The jist:  ISIS is mainly about political control of territory, with religious belief as a contributing factor.  So, it both is and is not a matter of religion.  Best not overgeneralize or oversimplify.

Joshua Holland, “Here’s What a Man Who Studied Every Suicide Attack in the World Says About ISIS’ Motives,” The Nation, 3-22-16.

Holland reports what was said on his radio show, recently, by Robert Pape, founder of the Chicago Project on Security and Terrorism at the University of Chicago. Pape’s group has analyzed 4600 suicide attacks that have taken place since 1980.

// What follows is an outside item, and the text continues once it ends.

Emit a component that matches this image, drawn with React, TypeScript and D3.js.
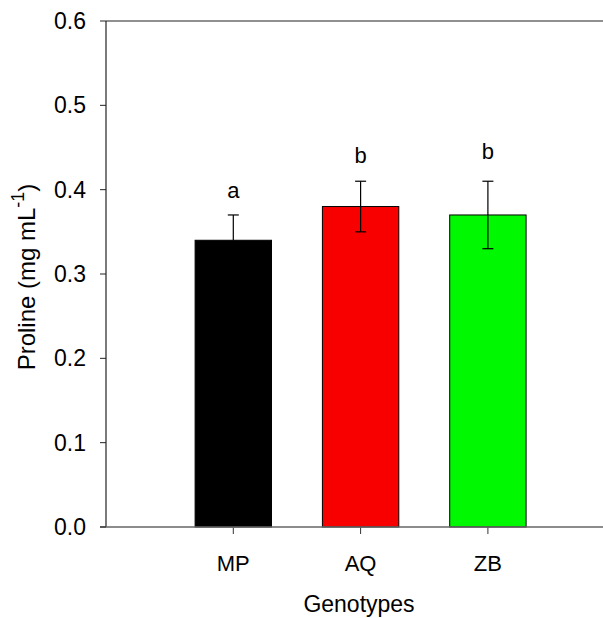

“According to Pape’s research, underlying the outward expressions of religious fervor, ISIS’s goals, like those of most terrorist groups, are distinctly earthly:

What 95 percent of all suicide attacks have in common, since 1980, is not religion, but a specific strategic motivation to respond to a military intervention, often specifically a military occupation, of territory that the terrorists view as their homeland or prize greatly. From Lebanon and the West Bank in the 80s and 90s, to Iraq and Afghanistan, and up through the Paris suicide attacks we’ve just experienced in the last days, military intervention—and specifically when the military intervention is occupying territory—that’s what prompts suicide terrorism more than anything else.

Al Qaeda emerged from Soviet invasion of Afghanistan, and ISIS from US invasion of Iraq.

While religious fervor and theology are effective tools used by some groups, e.g. to gain recruits and to motivate suicide bombers, there have also been many attacks carried out by secular groups. So while ISIS is religiously oriented in its fight for a caliphate, an Islamic state, its major goal is to gain and maintain territory, and many of its military leaders are secular.

In order to maintain its territory, which has been eroded by 10% during the past year, ISIS must motivate European nations and the US to withdraw their forces. Terrorist attacks in Paris, Ankara, and Brussels (and potentially elsewhere) are designed to get those nations to overreact in two ways. One is by oppressing their Muslim minorities, producing radicalization; and two is by committing large ground armies to Syria and Iraq, driving up the costs of an engagement that is increasingly troublesome at home and futile abroad.